The next time you’re taking off from Pearson International Airport look down at the small houses that hug the northern boundary because this is where one of Canada’s biggest national projects began. 

Picture this: it’s 1942 and the Second World War is raging in Europe, Africa and the Pacific. 

Thousands of Canadians are overseas, fighting in the conflict on land, at sea and in the air but victory is far from certain. France had fallen in June 1940 and Londoners were living with the reality of regular nighttime bombings. 

The exhausted Allied countries needed more support – and the small farming community of Malton stepped up to deliver.

An employee of Victory Aircraft in Malton at work building a Lancaster bomber, March 1945. (Photo credit: Norman James/Toronto Star)
Civilian employees test a parachute in Malton before it is packed and shipped for the war effort, March 1945. (Photo credit: Toronto Star archives)

Malton, located in the northeast part of Toronto Township (later Mississauga) was already in the midst of change. In the late 1930s the Toronto Harbour Commission had purchased 13 local farms to create ‘a million-dollar, world class airport’ with the former Chapman farmhouse converted into the first airport terminal. 

The Malton Airport officially opened on August 29, 1939, just days before the outbreak of the Second World War. It immediately became a base for the Royal Canadian Air Force, providing training for air crews from Canada and Great Britain. 

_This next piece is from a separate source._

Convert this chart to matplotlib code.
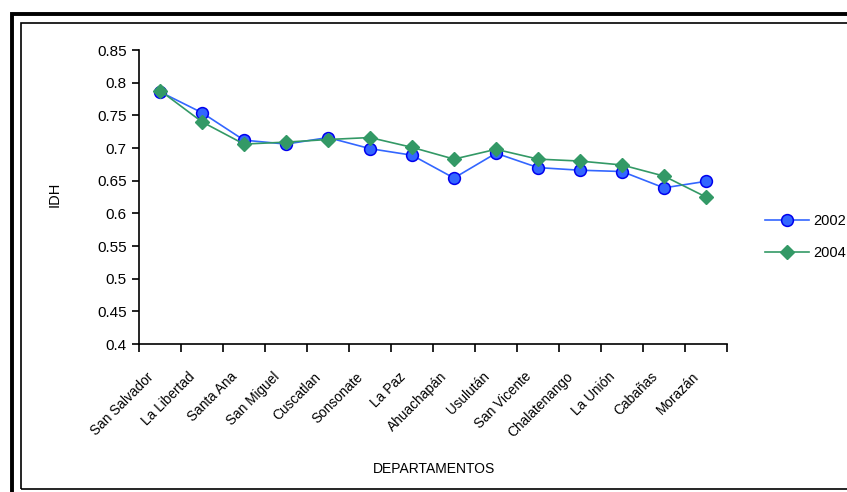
import numpy as np
import matplotlib.pyplot as plt
import matplotlib.transforms as mtransforms
from matplotlib.patches import Rectangle

plt.rcParams['font.family'] = ['Liberation Sans', 'DejaVu Sans']

# datos IDH por departamento
departamentos = ['San Salvador', 'La Libertad', 'Santa Ana', 'San Miguel', 'Cuscatlan',
                 'Sonsonate', 'La Paz', 'Ahuachapán', 'Usulután', 'San Vicente',
                 'Chalatenango', 'La Unión', 'Cabañas', 'Morazán']
idh_2002 = [0.786, 0.754, 0.712, 0.706, 0.716, 0.699, 0.689, 0.654, 0.692, 0.670,
            0.666, 0.664, 0.639, 0.649]
idh_2004 = [0.788, 0.740, 0.706, 0.709, 0.713, 0.716, 0.701, 0.683, 0.698, 0.683,
            0.680, 0.674, 0.657, 0.625]
yticks = [0.4, 0.45, 0.5, 0.55, 0.6, 0.65, 0.7, 0.75, 0.8, 0.85]
ytick_labels = ['0.4', '0.45', '0.5', '0.55', '0.6', '0.65', '0.7', '0.75', '0.8', '0.85']

fig = plt.figure(figsize=(8.47, 4.92), dpi=100)
fig.patch.set_facecolor('white')

# marcos
fig.patches.append(Rectangle((11.5/847, -0.05), 1.1, 1 - 13.5/492 + 0.05, transform=fig.transFigure,
                             fill=False, edgecolor='black', linewidth=2.8, zorder=0))
fig.patches.append(Rectangle((20.5/847, 1 - 489/492), 1.1, (489 - 22.5)/492, transform=fig.transFigure,
                             fill=False, edgecolor='black', linewidth=1.2, zorder=0))

ax = fig.add_axes([139/847, 1 - 344/492, (727 - 139)/847, (344 - 50)/492])
ax.set_facecolor('none')

x = np.arange(len(departamentos))
ax.plot(x, idh_2002, color='#3366FF', linewidth=1.2, marker='o', markersize=8.5,
        markerfacecolor='#3366FF', markeredgecolor='#0000EE', markeredgewidth=1.1,
        label='2002', zorder=3)
ax.plot(x, idh_2004, color='#339966', linewidth=1.2, marker='D', markersize=7.5,
        markerfacecolor='#339966', markeredgecolor='#339966', label='2004', zorder=4)

ax.set_xlim(-0.5, len(departamentos) - 0.5)
ax.set_ylim(0.4, 0.85)
ax.set_yticks(yticks)
ax.set_yticklabels(ytick_labels, fontsize=11)

ax.set_xticks(x)
ax.set_xticklabels(departamentos, fontsize=9.8, rotation=45, ha='right', va='center',
                   rotation_mode='anchor')
ax.set_xticks(np.arange(-0.5, len(departamentos)), minor=True)
ax.tick_params(axis='x', which='major', length=0, pad=22)
ax.tick_params(axis='x', which='minor', length=6, width=1.2, direction='out')
ax.tick_params(axis='y', length=5, width=1.2, direction='out', pad=4)
offset = mtransforms.ScaledTranslation(-9/100, 0, fig.dpi_scale_trans)
for lbl in ax.get_xticklabels():
    lbl.set_transform(lbl.get_transform() + offset)

for s in ['top', 'right']:
    ax.spines[s].set_visible(False)
for s in ['left', 'bottom']:
    ax.spines[s].set_linewidth(1.2)

fig.text(55/847, 1 - 194/492, 'IDH', fontsize=10.5, rotation=90, ha='center', va='center')
fig.text(434/847, 1 - 469/492, 'DEPARTAMENTOS', fontsize=10, ha='center', va='center')

ax.legend(loc='center left', bbox_to_anchor=(752/847, 1 - 237/492), bbox_transform=fig.transFigure,
          frameon=False, fontsize=10.5, handlelength=3, handletextpad=0.3, labelspacing=1.2)

fig.savefig('out.png', dpi=100)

Land was also set aside for National Steel Car’s factory, which began to build bombers. The plant needed a lot of workers, however there was no place for them to live. Malton wasn’t the only community with this problem. Canada’s wartime manufacturing and training surge had caused a nation-wide housing shortage. 

Enter the Canadian government, which in 1941 used the War Measures Act to create Wartime Housing Limited, a Crown agency. It was led by Hamilton construction giant Joseph Pigott, the man behind the building of the Royal Ontario Museum, Hamilton’s McMaster University, the Bank of Canada in Ottawa, the Crown Life Insurance Company building in Toronto – and wartime housing in Malton. 

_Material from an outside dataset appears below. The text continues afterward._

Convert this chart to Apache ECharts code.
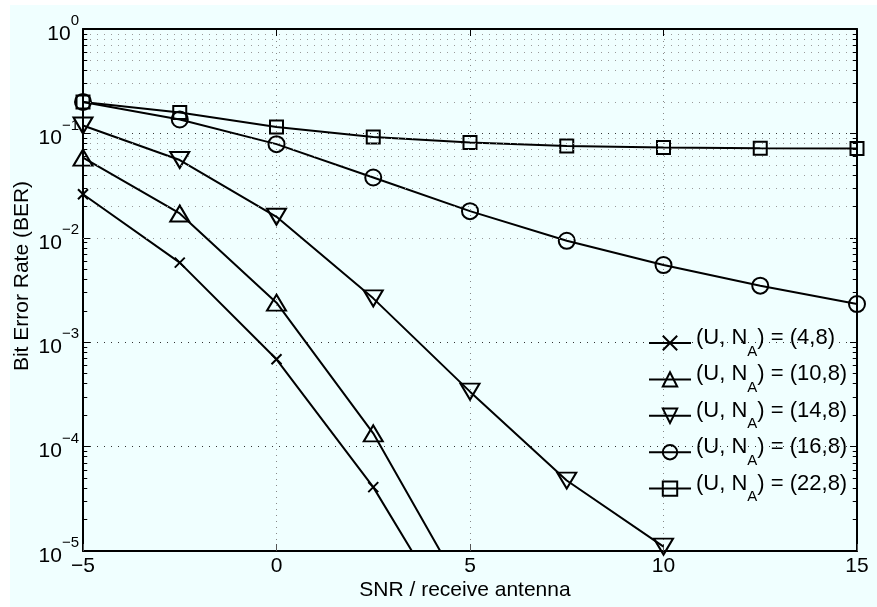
<!DOCTYPE html>
<html>
<head>
<meta charset="utf-8">
<title>BER</title>
<script src="https://cdn.jsdelivr.net/npm/echarts@6/dist/echarts.min.js"></script>
<style>
html,body{margin:0;padding:0;background:#fff;}
#main{position:absolute;left:10px;top:5px;width:867px;height:602px;background:#f0ffff;}
</style>
</head>
<body>
<div id="main"></div>
<script>
// 横轴 SNR
var snr = [-5, -2.5, 0, 2.5, 5, 7.5, 10, 12.5, 15];
// 各曲线 BER (读图估计, 低于 1e-5 的点被裁掉)
var ber4 = [0.0261, 0.00578, 0.000686, 0.0000409, 0.0000012];
var ber10 = [0.0587, 0.0171, 0.00239, 0.000134, 0.00000315];
var ber14 = [0.119, 0.0556, 0.0159, 0.00263, 0.000336, 0.0000473, 0.000011];
var ber16 = [0.2, 0.136, 0.0789, 0.0378, 0.018, 0.00936, 0.00548, 0.00348, 0.00232];
var ber22 = [0.2, 0.1585, 0.1154, 0.0926, 0.0818, 0.0759, 0.0733, 0.0722, 0.0717];
var names = ['(4,8)', '(10,8)', '(14,8)', '(16,8)', '(22,8)'];
var xMin = -5, xMax = 15, xStep = 5;
var yMin = 0.00001, yMax = 1;

var font = '"Liberation Sans", Arial, Helvetica, sans-serif';

function pairs(ys) {
	var out = [];
	for (var i = 0; i < ys.length; i++) {
		out.push([snr[i], ys[i]]);
	}
	return out;
}

function makeSeries(name, ys, symbol, size, rotate) {
	return {
		name: name,
		type: 'line',
		data: pairs(ys),
		symbol: symbol,
		symbolSize: size,
		symbolRotate: rotate || 0,
		showAllSymbol: true,
		clip: true,
		z: 3,
		lineStyle: {color: '#000', width: 2},
		itemStyle: {color: 'rgba(0,0,0,0)', borderColor: '#000', borderWidth: 2},
		emphasis: {disabled: true}
	};
}

// 次刻度 / 次网格线
var minorGrid = [];
var minorTicks = [];
for (var n = -5; n < 0; n++) {
	for (var k = 2; k <= 9; k++) {
		var v = k * Math.pow(10, n);
		minorGrid.push({yAxis: v});
		minorTicks.push([{coord: [xMin, v]}, {coord: [xMin + 0.11, v]}]);
		minorTicks.push([{coord: [xMax - 0.11, v]}, {coord: [xMax, v]}]);
	}
}

var series = [
	makeSeries(names[0], ber4, 'path://M0,0L10,10M0,10L10,0', 10),
	makeSeries(names[1], ber10, 'triangle', [19, 16]),
	makeSeries(names[2], ber14, 'triangle', [19, 16], 180),
	makeSeries(names[3], ber16, 'circle', 16),
	makeSeries(names[4], ber22, 'rect', 13),
	{
		name: 'minor',
		type: 'line',
		data: [[xMin, yMax]],
		symbol: 'none',
		lineStyle: {opacity: 0},
		z: 1,
		silent: true,
		markLine: {
			silent: true,
			symbol: 'none',
			label: {show: false},
			animation: false,
			lineStyle: {type: [1, 6], color: '#9a9a9a', width: 1},
			emphasis: {disabled: true},
			data: minorGrid
		}
	},
	{
		name: 'minorTick',
		type: 'line',
		data: [[xMin, yMax]],
		symbol: 'none',
		lineStyle: {opacity: 0},
		z: 4,
		silent: true,
		markLine: {
			silent: true,
			symbol: 'none',
			label: {show: false},
			animation: false,
			lineStyle: {type: 'solid', color: '#000', width: 1},
			emphasis: {disabled: true},
			data: minorTicks
		}
	}
];

function yLabel(v) {
	var e = Math.round(Math.log(v) / Math.LN10);
	return '{b|10}{e|' + String(e).replace('-', '\u2212') + '}';
}

var chart = echarts.init(document.getElementById('main'));
chart.setOption({
	animation: false,
	backgroundColor: 'transparent',
	textStyle: {fontFamily: font, color: '#000'},
	grid: {left: 73, right: 20, top: 24, bottom: 56, containLabel: false, outerBoundsMode: 'none'},
	legend: {
		data: names,
		orient: 'vertical',
		left: 638,
		top: 322,
		padding: 0,
		itemGap: 4.4,
		itemWidth: 42,
		itemHeight: 18,
		selectedMode: false,
		formatter: function (n) {
			return '{m|(U, N}{s|A}{m|) = ' + n + '}';
		},
		textStyle: {
			fontFamily: font,
			color: '#000',
			rich: {
				m: {fontSize: 22, fontFamily: font, color: '#000', verticalAlign: 'top'},
				s: {fontSize: 15, fontFamily: font, color: '#000', lineHeight: 32, verticalAlign: 'bottom'}
			}
		}
	},
	xAxis: [{
		type: 'value',
		min: xMin,
		max: xMax,
		interval: xStep,
		name: 'SNR / receive antenna',
		nameLocation: 'middle',
		nameGap: 29,
		nameMoveOverlap: false,
		nameTextStyle: {fontSize: 21, fontFamily: font, color: '#000', padding: [0, 10, 0, 0]},
		axisLine: {onZero: false, lineStyle: {color: '#000', width: 2}},
		axisTick: {inside: true, length: 7, lineStyle: {color: '#555', width: 1}},
		axisLabel: {
			fontSize: 21, color: '#000', margin: 5, fontFamily: font,
			formatter: function (v) { return String(v).replace('-', '\u2212'); }
		},
		splitLine: {show: true, lineStyle: {type: [1, 5], color: '#888', width: 1}}
	}, {
		type: 'value',
		position: 'top',
		min: xMin,
		max: xMax,
		interval: xStep,
		axisLine: {show: true, onZero: false, lineStyle: {color: '#000', width: 2}},
		axisTick: {show: true, inside: true, length: 7, lineStyle: {color: '#000', width: 1}},
		axisLabel: {show: false},
		splitLine: {show: false}
	}],
	yAxis: [{
		type: 'log',
		logBase: 10,
		min: yMin,
		max: yMax,
		name: 'Bit Error Rate (BER)',
		nameLocation: 'middle',
		nameGap: 50,
		nameMoveOverlap: false,
		nameTextStyle: {fontSize: 21, fontFamily: font, color: '#000', padding: [0, 0, 0, 28]},
		axisLine: {show: true, onZero: false, lineStyle: {color: '#000', width: 2}},
		axisTick: {show: true, inside: true, length: 7, lineStyle: {color: '#000', width: 1}},
		axisLabel: {
			margin: 4,
			formatter: yLabel,
			rich: {
				b: {fontSize: 21, fontFamily: font, color: '#000', verticalAlign: 'bottom'},
				e: {fontSize: 15, fontFamily: font, color: '#000', lineHeight: 31, verticalAlign: 'top'}
			}
		},
		splitLine: {show: true, lineStyle: {type: [1, 6], color: '#333', width: 1}}
	}, {
		type: 'log',
		logBase: 10,
		position: 'right',
		min: yMin,
		max: yMax,
		axisLine: {show: true, onZero: false, lineStyle: {color: '#000', width: 2}},
		axisTick: {show: true, inside: true, length: 7, lineStyle: {color: '#000', width: 1}},
		axisLabel: {show: false},
		splitLine: {show: false}
	}],
	series: series
});
</script>
</body>
</html>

An architect’s design for a Wartime Housing Limited home in Victory Village. (Photo credit: Region of Peel Archives)

Architects quickly designed small homes for workers and their families, which they named Victory Houses, and the federal government contracted builders across the country to construct the homes near training and manufacturing sites. 

In Malton, the government expropriated the Codlin farm in 1942 to create Victory Village, a subdivision of 200 homes.  

The blueprints were for single storey or storey-and-a-half houses between 600 and 1,200 square feet that could be built quickly and efficiently with prefabricated materials and clapboard siding exteriors. In addition to the houses, surveyors designed and laid out streets, a community hall and a park – all of it near the airport to make it easy for workers to travel back and forth. 

The construction sites worked like assembly lines to accelerate the build. 

A blueprint layout of a Wartime Housing Limited home in Victory Village. (Photo credit: Region of Peel Archives)

By 1942 Victory Village was welcoming families, just in time for a new boost in manufacturing output. That year the Federal government expropriated National Steel Car, renamed it Victory Aircraft and became a major producer of the Avro Lancaster bomber – the most famous of the Allies’ night bombers 

The Malton plant built 430 ‘Lancs’ between 1942 and 1945, and most of the assembly line workers were women, who worked as welders, riveters and testers.  

In the evenings, workers, locals and servicemen training at the airport would gather at the Victory Community Hall for dances, many of them fundraisers for the war effort. 

Today the neighbourhood, located at the northern corner of Pearson International Airport, remembers its past glory in the remaining small wartime homes that sit on Victory Crescent, Churchill Avenue and Lancaster Avenue, and in Victory Park where past generations of workers looked skyward to see what they could build.